Anyone who is alive and conscious cannot help but react to terrible pain. When I stub my toe, I cannot remain impassive. If someone is with me when it happens they will probably hear me gasp or curse. I will lean toward my injury. I will close my eyelids tight. Emotional pain can be every bit as excruciating, and like physical pain it cries out for remedy.
Suffering — whether in the past or present – is the key to creating characters who move stories forward in big ways, and how they move it forward is depends upon what kind of person they are.
Some characters are already burdened with a traumatic past when they take the stage, such as detective Clarice Starling in Silence of the Lambs. She. interrogates the serial killer Hannibal Lecter in order to predict the moves of another serial killer that she is trying to stop.
The desire to stop a serial killer from murdering innocent people is a compelling enough motive in itself to carry a story, but beneath the surface of a detective just doing her job is a deeper and more poignant motivation.
Hannibal questions Clarice in return for answering her questions and uncovers the devastating childhood experience in which she was forced to watch lambs being slaughtered and despite her desperate efforts to save one of them, they all died. Her motive to save innocent victims is not just professional. It is personal. Dramatically speaking, that makes all the difference between ordinary gasoline and rocket fuel.
What is true in fiction is often true in real life.
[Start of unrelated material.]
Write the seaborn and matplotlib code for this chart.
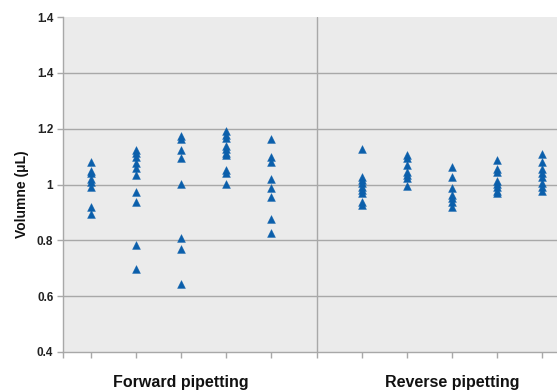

I rarely move forward when I am happy. When everything is going well, I cling to my safe routines and avoid trying anything new.
It is during the moments of destabilization triggered by suffering that I grasp into unknown places in a quest for balance, that I reach out for a branch, something, anything to break my fall. I long for homeostasis, regularity, a new harmony – and if the old harmony is gone, I have no choice but to move forward even if I would ordinarily prefer to do nothing.
It is important to remember, in both writing and living, that no experience needs to be wasted, and that pain, whether physical or emotional, means movement – and that how we move determines who we are, and who we will become.